Nonetheless, even in outlining the plan, some American officials acknowledged deep skepticism about whether the new plan could succeed.
They said two-thirds of the promised Iraqi force would consist of Kurdish pesh merga units to be sent from northern Iraq, and they said some doubts remained about whether they would show up in Baghdad and were truly committed to quelling sectarian fighting.
The call for an increase in troops would also put Mr. Bush in direct confrontation with the leaders of the new Democratic Congress, who said in a letter to the president on Friday that the United States should move instead toward a phased withdrawal of American troops, to begin in the next four months.
Mr. Bush is expected to make the plan public in coming days, probably in a speech to the country on Wednesday that will cast the initiative as a joint effort by the United States and Iraq to reclaim control of Baghdad neighborhoods racked by sectarian violence. Officials said Mr. Bush was likely to be vague on the question of how long the additional American forces would remain on the streets of Baghdad. But they said American planners intended for the push to last for less than a year.
A crucial element of the plan would include more than doubling the State Department’s reconstruction efforts throughout the country, an initiative intended by the administration to signal that the new strategy would emphasize rebuilding as much as fighting.
But previous American reconstruction efforts in Iraq have failed to translate into support from the Iraqi population, and some Republicans as well as the new Democratic leadership in Congress have questioned if a troop increase would do more than postpone the inevitable and precarious moment when Iraqi forces have to stand on their own.
Congress has the power to halt the increases by cutting off money for Mr.
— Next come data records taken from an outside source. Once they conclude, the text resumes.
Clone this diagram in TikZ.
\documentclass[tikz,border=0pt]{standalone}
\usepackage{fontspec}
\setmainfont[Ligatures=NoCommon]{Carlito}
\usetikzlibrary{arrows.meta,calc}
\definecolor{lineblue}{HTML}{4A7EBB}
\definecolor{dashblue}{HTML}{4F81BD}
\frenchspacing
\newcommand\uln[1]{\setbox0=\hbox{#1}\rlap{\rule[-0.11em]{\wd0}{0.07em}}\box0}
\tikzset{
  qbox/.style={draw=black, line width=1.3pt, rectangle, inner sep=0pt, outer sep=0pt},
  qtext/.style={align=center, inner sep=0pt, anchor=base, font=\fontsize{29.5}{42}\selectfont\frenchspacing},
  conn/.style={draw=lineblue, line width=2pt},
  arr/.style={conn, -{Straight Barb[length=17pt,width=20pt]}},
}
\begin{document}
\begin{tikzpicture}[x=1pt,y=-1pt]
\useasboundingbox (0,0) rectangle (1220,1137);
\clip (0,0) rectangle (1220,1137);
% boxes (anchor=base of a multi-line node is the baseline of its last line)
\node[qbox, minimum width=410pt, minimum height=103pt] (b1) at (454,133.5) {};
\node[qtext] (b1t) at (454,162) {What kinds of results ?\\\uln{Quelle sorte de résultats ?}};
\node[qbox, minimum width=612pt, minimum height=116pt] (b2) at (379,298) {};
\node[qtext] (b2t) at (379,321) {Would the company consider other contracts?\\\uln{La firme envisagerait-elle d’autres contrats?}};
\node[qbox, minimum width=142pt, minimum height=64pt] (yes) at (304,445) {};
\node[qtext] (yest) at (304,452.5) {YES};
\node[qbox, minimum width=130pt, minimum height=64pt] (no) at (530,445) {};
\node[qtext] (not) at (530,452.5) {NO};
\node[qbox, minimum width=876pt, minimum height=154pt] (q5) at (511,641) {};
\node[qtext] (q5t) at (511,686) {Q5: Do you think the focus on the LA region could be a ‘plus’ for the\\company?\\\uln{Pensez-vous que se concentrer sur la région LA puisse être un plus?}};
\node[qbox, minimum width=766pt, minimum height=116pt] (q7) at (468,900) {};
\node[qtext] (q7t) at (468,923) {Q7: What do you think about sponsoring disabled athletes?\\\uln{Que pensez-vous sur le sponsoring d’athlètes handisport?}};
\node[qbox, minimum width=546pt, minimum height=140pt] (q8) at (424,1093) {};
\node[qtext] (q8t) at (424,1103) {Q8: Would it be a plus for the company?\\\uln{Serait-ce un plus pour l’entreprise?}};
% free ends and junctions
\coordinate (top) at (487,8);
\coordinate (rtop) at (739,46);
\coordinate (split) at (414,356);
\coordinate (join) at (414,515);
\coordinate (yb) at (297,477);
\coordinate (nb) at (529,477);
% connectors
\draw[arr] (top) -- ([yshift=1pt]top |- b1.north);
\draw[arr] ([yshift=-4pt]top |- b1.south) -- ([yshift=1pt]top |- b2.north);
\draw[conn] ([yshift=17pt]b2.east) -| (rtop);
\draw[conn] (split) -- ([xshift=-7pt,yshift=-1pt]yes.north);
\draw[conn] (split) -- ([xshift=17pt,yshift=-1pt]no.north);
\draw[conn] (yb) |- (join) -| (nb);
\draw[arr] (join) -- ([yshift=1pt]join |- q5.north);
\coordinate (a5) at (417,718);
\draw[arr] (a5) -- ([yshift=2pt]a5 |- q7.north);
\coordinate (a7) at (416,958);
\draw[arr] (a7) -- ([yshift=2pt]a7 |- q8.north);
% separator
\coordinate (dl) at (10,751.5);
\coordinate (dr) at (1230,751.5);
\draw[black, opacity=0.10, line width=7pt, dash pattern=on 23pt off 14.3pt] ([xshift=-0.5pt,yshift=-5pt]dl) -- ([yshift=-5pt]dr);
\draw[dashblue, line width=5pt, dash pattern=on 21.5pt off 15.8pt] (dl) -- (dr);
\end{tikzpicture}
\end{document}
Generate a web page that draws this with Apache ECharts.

Bush’s proposals. But some Democrats are torn about whether to press ahead with such a move for fear that it will appear that they are not supporting the troops.
When Mr. Bush gives his speech, he will cast much of the program as an effort to bolster Iraq’s efforts to take command over their own forces and territory, the American officials said. He will express confidence that Mr. Maliki is committed to bringing under control both the Sunni-led insurgency and the Shiite militias that have emerged as the source of most of the violence. Mr. Maliki picked up those themes in a speech in Baghdad on Saturday in which he said that multinational troops would support an Iraqi effort to secure the capital.
This plan is doomed. Kurds? In Baghdad fighting the Mahdi Army?